The BCWS had been deregistered by the government and several of its leaders arrested and tortured. As a result, it did not attend the meetings of unions, government and employers that reached the wage deal. Neither did it oppose the settlement, however.

 

The BCWS is based on the corporatist perspective that the interests of workers are compatible with those of management. Its stated aim is to promote workers’ rights and to establish “a congenial atmosphere in the working place to increase productivity and contribute to the national economy.”

 

The government and employers, however, clearly regard any agitation for workers’ rights, no matter how limited, as a serious threat.

 

Scott Nova, executive director of the Washington-based Workers Rights Consortium told the New York Times: “We are aware of no recent case of a trade unionist being murdered in Bangladesh.

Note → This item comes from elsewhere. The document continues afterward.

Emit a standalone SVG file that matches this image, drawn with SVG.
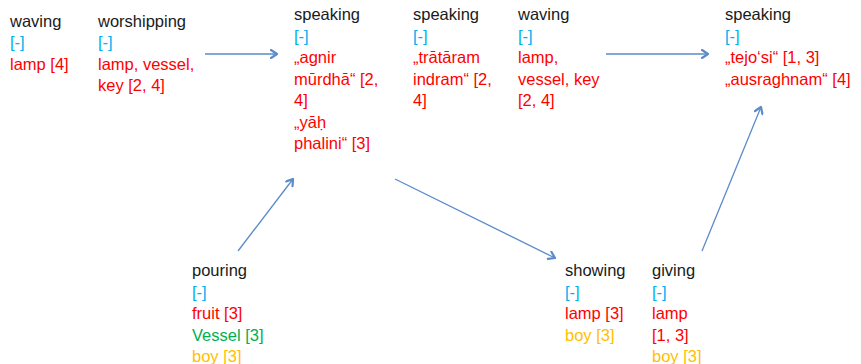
<svg xmlns="http://www.w3.org/2000/svg" width="861" height="364" viewBox="0 0 861 364">
  <style>
    text { font-family: "Liberation Sans", Arial, sans-serif; font-size: 16.5px; }
    .lbl { fill: #1a1a1a; }
    .emp { fill: #00b0f0; }
    .red { fill: #ff0000; }
    .grn { fill: #00b050; }
    .yel { fill: #ffc000; }
    .arrow { stroke: #5b8bc9; stroke-width: 1.3; fill: none; marker-end: url(#head); }
  </style>
  <defs>
    <marker id="head" viewBox="0 0 10 10" refX="8" refY="5" markerWidth="10" markerHeight="10" markerUnits="userSpaceOnUse" orient="auto">
      <polyline points="2,1 8,5 2,9" fill="none" stroke="#5b8bc9" stroke-width="2.2" stroke-linecap="round" stroke-linejoin="round"/>
    </marker>
  </defs>

  <rect width="861" height="364" fill="#ffffff"/>

  <g id="connectors">
    <line class="arrow" x1="205" y1="54" x2="277" y2="54"/>
    <line class="arrow" x1="238" y1="251" x2="293" y2="179"/>
    <line class="arrow" x1="395" y1="179" x2="555" y2="258"/>
    <line class="arrow" x1="606" y1="54" x2="708" y2="54"/>
    <line class="arrow" x1="702" y1="251" x2="761" y2="107"/>
  </g>

  <g id="waving-1">
    <text x="10" y="26.5" class="lbl">waving</text>
    <text x="10" y="48" class="emp">[-]</text>
    <text x="10" y="69.5" class="red">lamp [4]</text>
  </g>

  <g id="worshipping">
    <text x="98" y="26.5" class="lbl">worshipping</text>
    <text x="98" y="48" class="emp">[-]</text>
    <text x="98" y="69.5" class="red">lamp, vessel,</text>
    <text x="98" y="91" class="red">key [2, 4]</text>
  </g>

  <g id="speaking-1">
    <text x="294" y="20" class="lbl">speaking</text>
    <text x="294" y="41.5" class="emp">[-]</text>
    <text x="294" y="63" class="red">„agnir</text>
    <text x="294" y="84.5" class="red">mūrdhā“ [2,</text>
    <text x="294" y="106" class="red">4]</text>
    <text x="294" y="127.5" class="red">„yāḥ</text>
    <text x="294" y="149" class="red">phalini“ [3]</text>
  </g>

  <g id="speaking-2">
    <text x="413" y="20" class="lbl">speaking</text>
    <text x="413" y="41.5" class="emp">[-]</text>
    <text x="413" y="63" class="red">„trātāram</text>
    <text x="413" y="84.5" class="red">indram“ [2,</text>
    <text x="413" y="106" class="red">4]</text>
  </g>

  <g id="waving-2">
    <text x="518" y="20" class="lbl">waving</text>
    <text x="518" y="41.5" class="emp">[-]</text>
    <text x="518" y="63" class="red">lamp,</text>
    <text x="518" y="84.5" class="red">vessel, key</text>
    <text x="518" y="106" class="red">[2, 4]</text>
  </g>

  <g id="speaking-3">
    <text x="725" y="20" class="lbl">speaking</text>
    <text x="725" y="41.5" class="emp">[-]</text>
    <text x="725" y="63" class="red">„tejo‘si“ [1, 3]</text>
    <text x="725" y="84.5" class="red">„ausraghnam“ [4]</text>
  </g>

  <g id="pouring">
    <text x="192" y="276" class="lbl">pouring</text>
    <text x="192" y="297.5" class="emp">[-]</text>
    <text x="192" y="319" class="red">fruit [3]</text>
    <text x="192" y="340.5" class="grn">Vessel [3]</text>
    <text x="192" y="362" class="yel">boy [3]</text>
  </g>

  <g id="showing">
    <text x="565" y="276" class="lbl">showing</text>
    <text x="565" y="297.5" class="emp">[-]</text>
    <text x="565" y="319" class="red">lamp [3]</text>
    <text x="565" y="340.5" class="yel">boy [3]</text>
  </g>

  <g id="giving">
    <text x="652" y="276" class="lbl">giving</text>
    <text x="652" y="297.5" class="emp">[-]</text>
    <text x="652" y="319" class="red">lamp</text>
    <text x="652" y="340.5" class="red">[1, 3]</text>
    <text x="652" y="362" class="yel">boy [3]</text>
  </g>
</svg>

There have been unionists killed in clashes with the police in the midst of protests, but no recent case of assassination. Thus, this represents a deterioration of an already grim labour rights situation in the country.”

 

Islam’s murder is a sharp warning to garment workers in Bangladesh of the repressive methods that will used to suppress any struggle for better wages and conditions as the government and employers seek to maintain the industry’s “international competitiveness.”